1 ha de blé : 90 heures de travail

Le bimensuel annonce également qu’il fera « bientôt » connaître celle qui remportera le titre de « meilleure vache de France ». En effet, pour encourager l’amélioration de nos races bovines laitières (…) et mettre en évidence les qualités laitières et beurrières de races françaises, le journal a contacté en 1923 les adhérents des sociétés de contrôle laitier. Les éleveurs qui avaient jusqu’au 15 septembre pour déposer leur dossier ont vu cette date décalée au 15 octobre « car nous n’avons pas encore reçu tous les carnets » et que « certains résultats d’analyse sont manquants ». En fait, il faudra attendre le 27 décembre 1924 pour connaître l’heureuse élue : Il s’agit de « Merveille », une vache hollandaise (nous dirions aujourd’hui Prim Hosltein) qui appartient à l’élevage de M. Jean Mercier, cultivateur dans le Nord. Sa bête est inscrite au contrôle laitier de Quiévy.
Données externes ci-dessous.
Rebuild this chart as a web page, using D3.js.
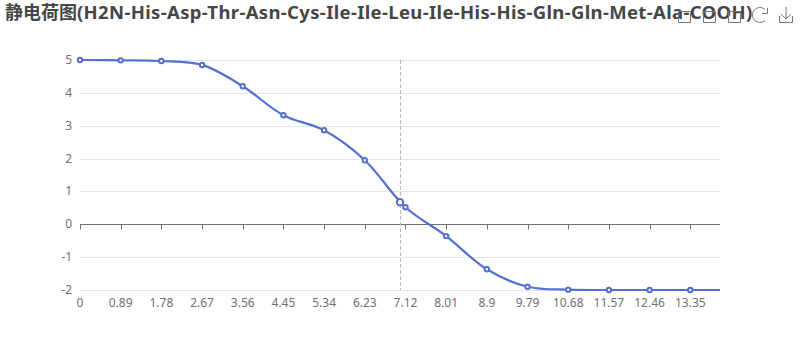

Toujours dans le domaine laitier, la rubrique « Vie agricole » du Figaro du 3 août annonce que le tribunal civil de Loches a rendu un jugement faisant tomber le nom d’origine « Camembert » dans le domaine public. Par conséquent, il désigne non plus un lieu d’origine mais la nature de la marchandise, celle-ci devant être conforme à la définition fixée en 1909 par le Congrès de Paris. Sous la plume du journaliste Jean Chervettes, le lecteur apprend également que la culture d’un hectare de blé exige 90 heures de travail d’ouvrier ; celle des betteraves 407 heures dont 290 environ pour les binages, arrachages et transports. Ils sont seulement de 61 heures d’ouvrier et 87 heures de chevaux pour le blé aux Etats-Unis ainsi que 239 heures d’ouvrier et 197 heures de chevaux pour la pomme de terre. 
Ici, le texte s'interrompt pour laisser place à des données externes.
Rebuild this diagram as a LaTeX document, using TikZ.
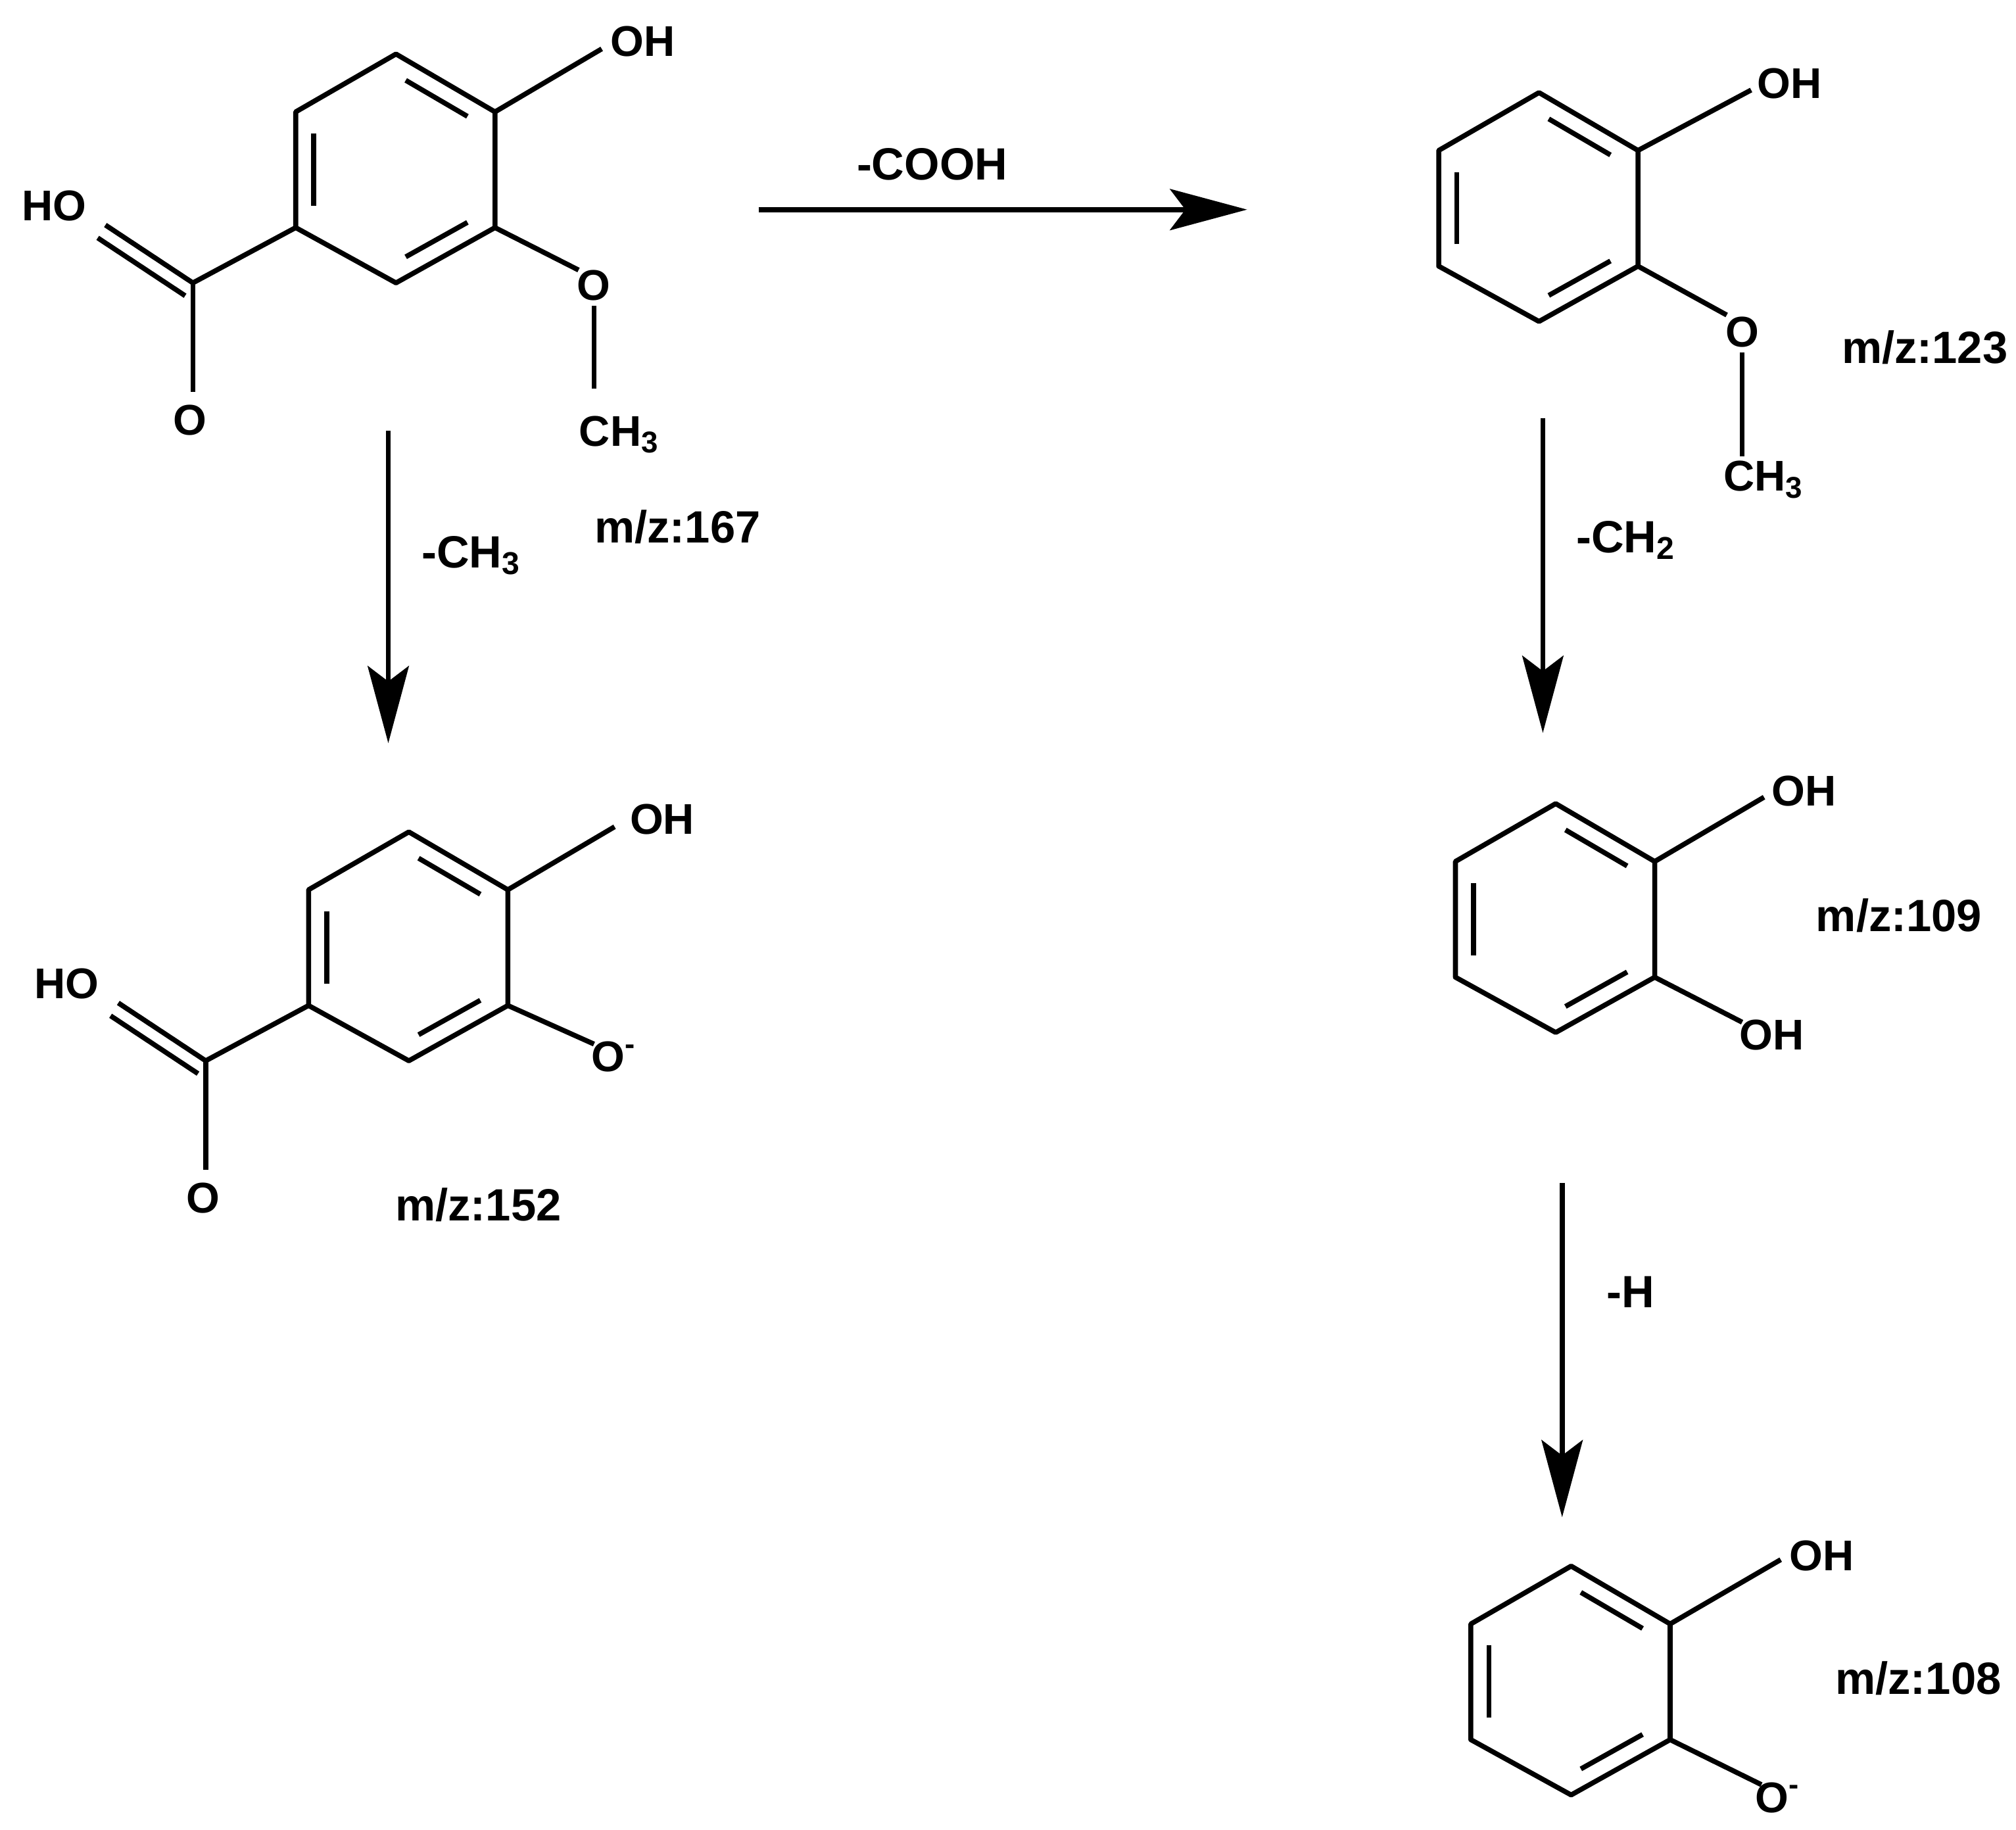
\documentclass[tikz,border=0pt]{standalone}
\usepackage{fontspec}
\setmainfont{Liberation Sans}
\usetikzlibrary{calc,arrows.meta}
\tikzset{bond/.style={line width=1.1pt},
 lab/.style={font=\fontsize{10}{12}\selectfont\bfseries,inner sep=0pt},
 atom/.style={font=\fontsize{9.5}{11}\selectfont\bfseries,inner sep=0pt},
 rxn/.style={line width=1.1pt,-{Stealth[length=0.6cm,width=0.32cm,inset=0.12cm]}}}
\newcommand\innerbond[3]{%
 \coordinate (tmpA) at ($(#1o)!0.82!(#1#2)$);
 \coordinate (tmpB) at ($(#1o)!0.82!(#1#3)$);
 \draw[bond] ($(tmpA)!0.12!(tmpB)$) -- ($(tmpB)!0.12!(tmpA)$);}
\newcommand\benz[3]{%
 \begin{scope}[shift={(#1,#2)}]
 \coordinate (#3a) at (0,0); \coordinate (#3b) at (77,45); \coordinate (#3c) at (77,135);
 \coordinate (#3d) at (0,178); \coordinate (#3e) at (-78,135); \coordinate (#3f) at (-78,45);
 \coordinate (#3o) at (0,89);
 \draw[bond,line join=round] (#3a)--(#3b)--(#3c)--(#3d)--(#3e)--(#3f)--cycle;
 \end{scope}
 \innerbond{#3}{a}{b}\innerbond{#3}{c}{d}\innerbond{#3}{e}{f}}
\begin{document}
\begin{tikzpicture}[x=0.01cm,y=-0.01cm]
\useasboundingbox[fill=white] (0,0) rectangle (1568,1423);
% molecule 1
\benz{308}{42}{m}
\draw[bond] (mb)--(468,38); \node[atom] (m1oh) at (500,32) {OH};
\draw[bond] (mc)--(450,210); \node[atom] (m1o) at (462,222) {O};
\draw[bond] (462,238)--(462,302); \node[atom] (m1me) at (482,338) {CH\textsubscript{3}};
\draw[bond] (me)--(150,220);
\draw[bond] (150,220)--(82,175); \draw[bond] ($(150,220)+(-6,10)$)--($(82,175)+(-6,10)$);
\node[atom] (m1ho) at (42,160) {HO};
\draw[bond] (150,220)--(150,305); \node[atom] (m1o2) at (148,327) {O};
\node[lab] (l167) at (527,410) {m/z:167};
% molecule 2
\benz{318}{647}{n}
\draw[bond] (nb)--(478,643); \node[atom] (m2oh) at (515,637) {OH};
\draw[bond] (nc)--(462,812); \node[atom] (m2om) at (478,822) {O\textsuperscript{-}};
\draw[bond] (ne)--(160,825);
\draw[bond] (160,825)--(92,780); \draw[bond] ($(160,825)+(-6,10)$)--($(92,780)+(-6,10)$);
\node[atom] (m2ho) at (52,765) {HO};
\draw[bond] (160,825)--(160,910); \node[atom] (m2o2) at (158,932) {O};
\node[lab] (l152) at (372,937) {m/z:152};
% molecule 3
\benz{1197}{72}{p}
\draw[bond] (pb)--(1362,70); \node[atom] (m3oh) at (1392,65) {OH};
\draw[bond] (pc)--(1343,245); \node[atom] (m3o) at (1355,258) {O};
\draw[bond] (1355,274)--(1355,355); \node[atom] (m3me) at (1372,373) {CH\textsubscript{3}};
\node[lab] (l123) at (1497,270) {m/z:123};
% molecule 4
\benz{1210}{625}{q}
\draw[bond] (qb)--(1372,620); \node[atom] (m4oh) at (1403,615) {OH};
\draw[bond] (qc)--(1355,795); \node[atom] (m4oh2) at (1378,805) {OH};
\node[lab] (l109) at (1477,712) {m/z:109};
% molecule 5
\benz{1222}{1218}{r}
\draw[bond] (rb)--(1385,1213); \node[atom] (m5oh) at (1417,1210) {OH};
\draw[bond] (rc)--(1370,1388); \node[atom] (m5om) at (1383,1398) {O\textsuperscript{-}};
\node[lab] (l108) at (1492,1305) {m/z:108};
% arrows
\coordinate (a1s) at (590,163); \coordinate (a1e) at (970,163);
\draw[rxn] (a1s)--(a1e); \node[lab] (tcooh) at (725,128) {-COOH};
\coordinate (a2s) at (302,335); \coordinate (a2e) at (302,578);
\draw[rxn] (a2s)--(a2e); \node[lab] (tch3) at (367,432) {-CH\textsubscript{3}};
\coordinate (a3s) at (1200,325); \coordinate (a3e) at (1200,570);
\draw[rxn] (a3s)--(a3e); \node[lab] (tch2) at (1265,420) {-CH\textsubscript{2}};
\coordinate (a4s) at (1215,920); \coordinate (a4e) at (1215,1180);
\draw[rxn] (a4s)--(a4e); \node[lab] (th) at (1268,1005) {-H};
\end{tikzpicture}
\end{document}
Trois litres de vin pour les femmes 

Cette même édition du Figaro annonce que « le Sénat et la Chambre des députés ont adopté un projet de loi qui exonère les syndicats agricoles de la taxe sur le chiffre d’affaires ». La veille, Le Petit Parisien annonçait la réouverture du marché à terme des céréales. Une réouverture « fort bien accueillie à la Bourse de commerce. Le marché spéculatif est en effet considéré comme un régulateur de prix (…) Du fait de la cote rétablie, les agriculteurs connaîtront les cours officiels et n’auront plus de raison de conserver leurs céréales », a estimé de son côté M. Franck, président du syndicat général. Mais ce marché à terme a ses opposants qui craignent une trop vive spéculation qui fasse « monter les prix » comme « cela vient de se produire en Amérique ».
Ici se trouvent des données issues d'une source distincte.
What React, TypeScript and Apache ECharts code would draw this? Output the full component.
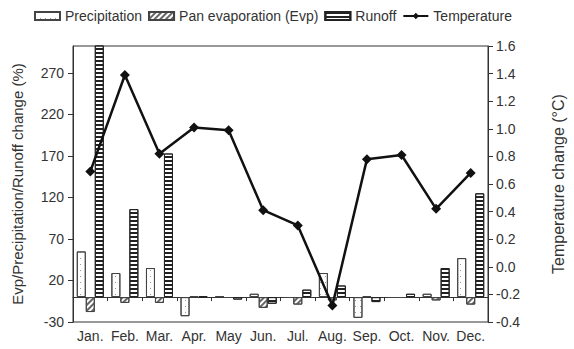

Dans son édition du 10 août, Le Figaro apprend qu’un congrès des travailleurs agricoles réunis à Toulouse « a protesté contre l’invasion de la main-d’œuvre étrangère qui concurrence les travailleurs agricoles français. Les congressistes ont demandé un salaire minimum de 2 francs l’heure pour les journées ordinaires et de 20 francs pour une journée de vendanges de huit heures, plus cinq litres de vin pour les hommes ; de 11 francs plus trois litres de vin pour les femmes ». 

Christophe Soulard

Le bertillonnage 

Le "bertillonnage" ou plus précisément l’anthropométrie judiciaire est le premier système scientifique d’identification des délinquants récidivistes. Il a été mis au point en 1882 par Alphonse Bertillon (1853-1914). Il repose sur la prise d’une dizaine de mesures osseuses qui demeurent constantes toute la vie d’un adulte. A l’aide de matériel spécialisé, (table, tabouret, toise, compas de proportion, tablette et encreur pour prise d'empreintes digitales), cette méthode permet de ficher tout délinquant et de l’identifier. En 1888, le dispositif est complété par des photographies de face et de profil. Ce procédé est à l’origine des services de l’identité judiciaire.